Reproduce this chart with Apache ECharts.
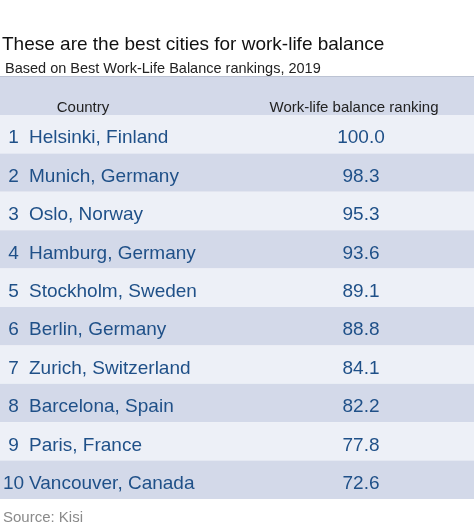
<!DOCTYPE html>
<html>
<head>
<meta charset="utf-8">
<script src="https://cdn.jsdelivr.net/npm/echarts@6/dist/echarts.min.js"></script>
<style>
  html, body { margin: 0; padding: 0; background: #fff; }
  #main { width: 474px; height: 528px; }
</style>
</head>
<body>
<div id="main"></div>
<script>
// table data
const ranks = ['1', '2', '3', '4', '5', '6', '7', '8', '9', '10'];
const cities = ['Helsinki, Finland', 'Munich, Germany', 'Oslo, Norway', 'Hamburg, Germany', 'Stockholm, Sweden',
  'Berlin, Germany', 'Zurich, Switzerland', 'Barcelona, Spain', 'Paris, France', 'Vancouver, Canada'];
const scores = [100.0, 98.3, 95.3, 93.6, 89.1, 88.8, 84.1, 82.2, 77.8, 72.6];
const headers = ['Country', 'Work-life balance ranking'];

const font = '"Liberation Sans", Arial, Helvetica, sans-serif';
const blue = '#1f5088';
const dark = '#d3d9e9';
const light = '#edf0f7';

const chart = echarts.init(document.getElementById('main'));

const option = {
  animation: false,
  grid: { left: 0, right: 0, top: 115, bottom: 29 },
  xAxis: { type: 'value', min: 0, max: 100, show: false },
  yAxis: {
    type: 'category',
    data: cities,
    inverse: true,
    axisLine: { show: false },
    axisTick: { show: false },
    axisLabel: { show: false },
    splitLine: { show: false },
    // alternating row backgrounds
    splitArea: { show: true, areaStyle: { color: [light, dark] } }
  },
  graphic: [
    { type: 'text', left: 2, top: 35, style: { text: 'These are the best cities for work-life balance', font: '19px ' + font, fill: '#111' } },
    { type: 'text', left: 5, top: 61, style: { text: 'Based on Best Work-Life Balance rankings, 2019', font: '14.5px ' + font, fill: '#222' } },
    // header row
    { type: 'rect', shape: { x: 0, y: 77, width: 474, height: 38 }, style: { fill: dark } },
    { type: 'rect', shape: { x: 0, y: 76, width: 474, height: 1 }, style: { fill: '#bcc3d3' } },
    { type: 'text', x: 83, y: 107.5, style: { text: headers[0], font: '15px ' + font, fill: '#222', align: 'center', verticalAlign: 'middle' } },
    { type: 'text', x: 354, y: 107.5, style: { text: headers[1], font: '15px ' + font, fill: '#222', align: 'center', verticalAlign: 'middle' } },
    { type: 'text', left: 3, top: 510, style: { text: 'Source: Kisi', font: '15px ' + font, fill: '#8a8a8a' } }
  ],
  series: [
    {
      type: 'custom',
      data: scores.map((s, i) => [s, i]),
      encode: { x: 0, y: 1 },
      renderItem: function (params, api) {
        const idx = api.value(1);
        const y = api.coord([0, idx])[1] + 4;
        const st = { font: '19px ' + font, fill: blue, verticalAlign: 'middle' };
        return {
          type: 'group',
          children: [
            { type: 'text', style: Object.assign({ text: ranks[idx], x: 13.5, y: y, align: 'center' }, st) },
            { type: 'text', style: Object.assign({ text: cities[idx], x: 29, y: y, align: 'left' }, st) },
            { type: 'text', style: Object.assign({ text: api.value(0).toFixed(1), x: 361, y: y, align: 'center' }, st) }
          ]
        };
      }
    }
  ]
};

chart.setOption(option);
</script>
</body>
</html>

---*---

DO THIS:
Copy nothing but the lines from the top of the data down to the line containing "const chart = echarts.init(document.getElementById('main'));", and leave the pictures out.

FINISHED EXERCISE:
Reproduce this chart with Apache ECharts.
<!DOCTYPE html>
<html>
<head>
<meta charset="utf-8">
<script src="https://cdn.jsdelivr.net/npm/echarts@6/dist/echarts.min.js"></script>
<style>
  html, body { margin: 0; padding: 0; background: #fff; }
  #main { width: 474px; height: 528px; }
</style>
</head>
<body>
<div id="main"></div>
<script>
// table data
const ranks = ['1', '2', '3', '4', '5', '6', '7', '8', '9', '10'];
const cities = ['Helsinki, Finland', 'Munich, Germany', 'Oslo, Norway', 'Hamburg, Germany', 'Stockholm, Sweden',
  'Berlin, Germany', 'Zurich, Switzerland', 'Barcelona, Spain', 'Paris, France', 'Vancouver, Canada'];
const scores = [100.0, 98.3, 95.3, 93.6, 89.1, 88.8, 84.1, 82.2, 77.8, 72.6];
const headers = ['Country', 'Work-life balance ranking'];

const font = '"Liberation Sans", Arial, Helvetica, sans-serif';
const blue = '#1f5088';
const dark = '#d3d9e9';
const light = '#edf0f7';

const chart = echarts.init(document.getElementById('main'));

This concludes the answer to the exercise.